8) The Donald's new demographic: Rich guys with TV shows
Maybe Dallas Mavericks owner and Shark Tank star Mark Cuban is thinking about a future in politics. How else to explain the way he lavished praise on Donald Trump in a Cyber Dust message reported on by the Dallas Morning News?
I have to honestly (say) he is probably the best thing to happen to politics in a long long time
I don’t care what his actual positions are
I don’t care if he says the wrong thing.
He says what’s on his mind. He gives honest answers rather than prepared answers. ...
Up until Trump announced his candidacy the conventional wisdom was that you had to be a professional politician in order to run ...
The Donald is changing all that.
9) NFL has its first female coach
Over time, there won't be a whole of sports aggregation in this space.
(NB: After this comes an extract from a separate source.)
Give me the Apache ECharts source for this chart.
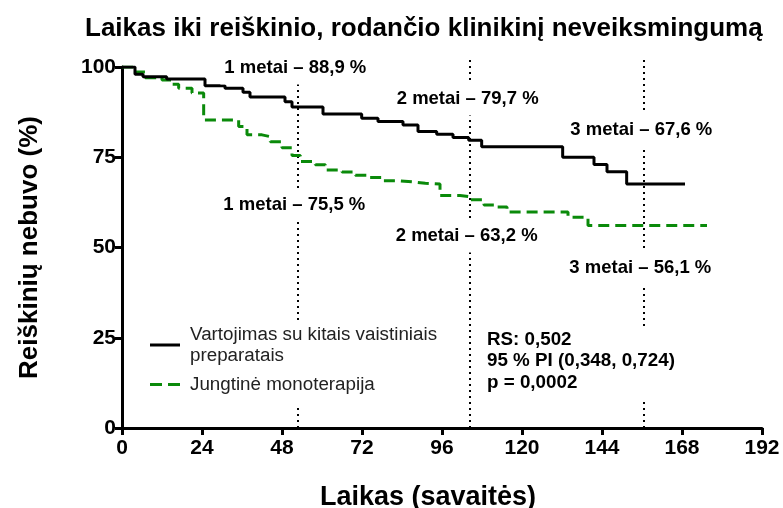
<!DOCTYPE html>
<html>
<head>
<meta charset="utf-8">
<script src="https://cdn.jsdelivr.net/npm/echarts@6/dist/echarts.min.js"></script>
<style>
  html, body { margin: 0; padding: 0; background: #fff; }
  #main { width: 783px; height: 508px; }
</style>
</head>
<body>
<div id="main"></div>
<script>
// duomenys (savaitės, išgyvenamumas %)
var blackT = [0, 3.9, 6.3, 13.4, 24.9, 30.9, 36.3, 38.4, 48.9, 51, 60.3, 71.9, 76.8, 84.3, 88.8, 94.4, 99.3, 104, 107.9, 132.2, 141.6, 145.5, 151.4, 168.9];
var blackS = [100, 98, 97.3, 96.7, 94.8, 94.1, 93, 91.7, 90.4, 88.9, 87, 85.8, 84.9, 83.9, 82.1, 81.4, 80.5, 79.7, 77.9, 75, 73, 71, 67.6, 67.6];
var greenT = [0, 3.5, 7, 12, 15, 17, 21, 24.5, 35, 37.5, 42, 44.5, 48, 51, 53.5, 58, 61, 66, 70, 74, 78, 83, 87, 91, 95.4, 101.4, 104, 108.6, 112, 115.5, 133.8, 139.8, 175.5];
var greenS = [100, 98.6, 97, 96.4, 95.2, 94.1, 92.8, 85.3, 83.5, 81.2, 80.7, 79.3, 77.6, 75.5, 73.8, 72.9, 71.5, 70.9, 70, 69.4, 68.5, 68.2, 67.8, 67.6, 64.4, 64.1, 63.2, 61.8, 61.2, 59.8, 58.4, 56.1, 56.1];
var yearWeeks = [52.6, 104.3, 156.4];
var blackLabels = ['1 metai – 88,9 %', '2 metai – 79,7 %', '3 metai – 67,6 %'];
var greenLabels = ['1 metai – 75,5 %', '2 metai – 63,2 %', '3 metai – 56,1 %'];
var seriesNames = ['Vartojimas su kitais vaistiniais\npreparatais', 'Jungtinė monoterapija'];
var statsText = ['RS: 0,502', '95 % PI (0,348, 0,724)', 'p = 0,0002'];

var FONT = "'Liberation Sans', Arial, sans-serif";

function pairs(t, s) {
  var out = [];
  for (var i = 0; i < t.length; i++) out.push([t[i], s[i]]);
  return out;
}

var myChart = echarts.init(document.getElementById('main'));

// vertikalios punktyrinės linijos ties 1, 2, 3 metais (šiek tiek virš 100)
var yearLines = yearWeeks.map(function (w) {
  return [{ coord: [w, 0] }, { coord: [w, 102.5] }];
});

var option = {
  animation: false,
  textStyle: { fontFamily: FONT },
  title: {
    text: 'Laikas iki reiškinio, rodančio klinikinį neveiksmingumą',
    left: 80,
    top: 11,
    textStyle: { fontFamily: FONT, fontSize: 26, fontWeight: 'bold', color: '#000' }
  },
  grid: [
    { left: 122, right: 21, top: 67, bottom: 80, outerBoundsMode: 'none' },
    { left: 122, right: 21, top: 58, bottom: 80, outerBoundsMode: 'none' }
  ],
  legend: {
    orient: 'vertical',
    left: 144,
    top: 320,
    z: 10,
    itemWidth: 30,
    itemHeight: 14,
    itemGap: 8,
    padding: [4, 6, 10, 6],
    backgroundColor: '#fff',
    data: [
      { name: seriesNames[0], icon: 'path://M0,0L30,0L30,3L0,3Z' },
      { name: seriesNames[1], icon: 'path://M0,0L12,0L12,3L0,3Z M18,0L30,0L30,3L18,3Z' }
    ],
    textStyle: { fontFamily: FONT, fontSize: 18.8, color: '#222', lineHeight: 21, padding: [0, 0, 0, 5] }
  },
  xAxis: [
    {
      type: 'value',
      gridIndex: 0,
      min: 0,
      max: 192,
      interval: 24,
      name: 'Laikas (savaitės)',
      nameLocation: 'middle',
      nameGap: 56,
      nameTextStyle: { fontFamily: FONT, fontSize: 27, fontWeight: 'bold', color: '#000', padding: [0, 28, 0, 0] },
      axisLine: { lineStyle: { color: '#000', width: 3 } },
      axisTick: { length: 7, lineStyle: { color: '#000', width: 3 } },
      axisLabel: { fontFamily: FONT, fontSize: 21, fontWeight: 'bold', color: '#000', margin: 10 },
      splitLine: { show: false }
    },
    { type: 'value', gridIndex: 1, min: 0, max: 192, show: false }
  ],
  yAxis: [
    {
      type: 'value',
      gridIndex: 0,
      min: 0,
      max: 100,
      interval: 25,
      name: 'Reiškinių nebuvo (%)',
      nameLocation: 'middle',
      nameGap: 79,
      nameTextStyle: { fontFamily: FONT, fontSize: 26, fontWeight: 'bold', color: '#000' },
      axisLine: { show: true, lineStyle: { color: '#000', width: 3 } },
      axisTick: { show: true, length: 7, lineStyle: { color: '#000', width: 3 } },
      axisLabel: { fontFamily: FONT, fontSize: 21, fontWeight: 'bold', color: '#000', margin: 6 },
      splitLine: { show: false }
    },
    { type: 'value', gridIndex: 1, min: 0, max: 102.5, show: false }
  ],
  series: [
    {
      name: 'metai',
      type: 'line',
      xAxisIndex: 1,
      yAxisIndex: 1,
      data: [],
      markLine: {
        silent: true,
        z: 1,
        symbol: 'none',
        label: { show: false },
        lineStyle: { color: '#000', width: 2, type: [2, 4] },
        data: yearLines
      },
      z: 1
    },
    {
      name: seriesNames[0],
      type: 'line',
      step: 'end',
      symbol: 'none',
      data: pairs(blackT, blackS),
      lineStyle: { color: '#000', width: 3 },
      itemStyle: { color: '#000' },
      z: 3
    },
    {
      name: seriesNames[1],
      type: 'line',
      step: 'end',
      symbol: 'none',
      data: pairs(greenT, greenS),
      lineStyle: { color: '#0a8a0a', width: 3, type: [11, 6] },
      itemStyle: { color: '#0a8a0a' },
      z: 2
    }
  ]
};

myChart.setOption(option);

// užrašai ties metų linijomis
function yearLabel(text, x, y) {
  return {
    type: 'text',
    z: 50,
    x: x,
    y: y,
    style: {
      text: text,
      fontFamily: FONT,
      fontSize: 18.5,
      fontWeight: 'bold',
      fill: '#000',
      align: 'center',
      verticalAlign: 'middle',
      backgroundColor: '#fff',
      padding: [7, 4]
    }
  };
}

var graphics = [];
var blackY = [68, 99, 130];
var greenY = [205, 236, 268];
for (var i = 0; i < yearWeeks.length; i++) {
  var px = myChart.convertToPixel({ gridIndex: 0 }, [yearWeeks[i], 0])[0];
  graphics.push(yearLabel(blackLabels[i], px - 2, blackY[i]));
  graphics.push(yearLabel(greenLabels[i], px - 3, greenY[i]));
}
graphics.push({
  type: 'text',
  z: 50,
  x: 485,
  y: 329,
  style: {
    text: statsText.join('\n'),
    fontFamily: FONT,
    fontSize: 18.8,
    fontWeight: 'bold',
    fill: '#000',
    lineHeight: 21.5,
    backgroundColor: '#fff',
    padding: [0, 4, 6, 2]
  }
});

myChart.setOption({ graphic: graphics });
</script>
</body>
</html>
But the Arizona Cardinals' hiring of the NFL's first female coach is, well, a game changer, as Mark Sandritter of Vox sister site SB Nation reports.
The Arizona Cardinals hired Jen Welter as a training camp coaching intern, making her what the team believes to be the "first woman to hold a coaching position of any kind in the NFL." The team announced the addition on Monday and said Welter would work with the inside linebackers.
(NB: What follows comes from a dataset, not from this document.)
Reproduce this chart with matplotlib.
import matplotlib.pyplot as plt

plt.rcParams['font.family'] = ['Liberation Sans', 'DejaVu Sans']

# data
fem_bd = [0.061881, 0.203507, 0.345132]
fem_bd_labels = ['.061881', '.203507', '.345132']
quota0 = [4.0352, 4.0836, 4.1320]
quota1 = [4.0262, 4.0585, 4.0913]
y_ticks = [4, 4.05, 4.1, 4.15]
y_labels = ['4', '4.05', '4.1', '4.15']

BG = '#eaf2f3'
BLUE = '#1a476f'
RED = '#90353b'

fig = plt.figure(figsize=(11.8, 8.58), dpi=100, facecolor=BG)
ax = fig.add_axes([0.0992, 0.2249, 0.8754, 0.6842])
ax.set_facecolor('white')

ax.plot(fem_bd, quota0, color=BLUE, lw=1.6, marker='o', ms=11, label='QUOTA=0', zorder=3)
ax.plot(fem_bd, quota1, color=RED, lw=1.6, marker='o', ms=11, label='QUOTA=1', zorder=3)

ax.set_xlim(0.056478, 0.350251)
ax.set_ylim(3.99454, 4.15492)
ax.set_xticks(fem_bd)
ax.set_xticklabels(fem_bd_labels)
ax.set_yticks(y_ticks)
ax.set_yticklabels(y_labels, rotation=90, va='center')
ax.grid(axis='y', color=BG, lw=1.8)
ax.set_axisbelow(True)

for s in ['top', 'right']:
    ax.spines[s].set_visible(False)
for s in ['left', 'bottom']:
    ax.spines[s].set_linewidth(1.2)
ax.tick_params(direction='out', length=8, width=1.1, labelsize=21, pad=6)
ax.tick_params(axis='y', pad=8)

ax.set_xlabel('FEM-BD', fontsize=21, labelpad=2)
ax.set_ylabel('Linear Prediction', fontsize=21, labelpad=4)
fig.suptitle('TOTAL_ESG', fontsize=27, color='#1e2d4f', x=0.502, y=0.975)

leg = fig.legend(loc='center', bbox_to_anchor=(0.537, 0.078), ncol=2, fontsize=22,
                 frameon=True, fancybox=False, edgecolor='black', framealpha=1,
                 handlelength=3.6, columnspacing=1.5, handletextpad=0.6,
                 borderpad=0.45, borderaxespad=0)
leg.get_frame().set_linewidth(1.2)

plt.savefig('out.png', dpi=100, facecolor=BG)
Welter was not hired as a full-time assistant, but will be one of seven coaching interns working with the team during training camp. She will bring plenty of experience as well, including coaching and playing. According to the Cardinals, Welter played 14 seasons professionally. Pro Player Insiders notes Welter became the first female to play a non-kicking position in men's professional football when she played running back for the Texas Revolution of the Indoor Football League in 2014. She went on to become an assistant coach for the Revolution.
"Coaching is nothing more than teaching," Cardinals coach Bruce Arians said in a release. "One thing I have learned from players is, ‘How are you going to make me better? If you can make me better, I don't care if you're the Green Hornet, man, I'll listen.' I really believe she'll have a great opportunity with this internship through training camp to open some doors for her."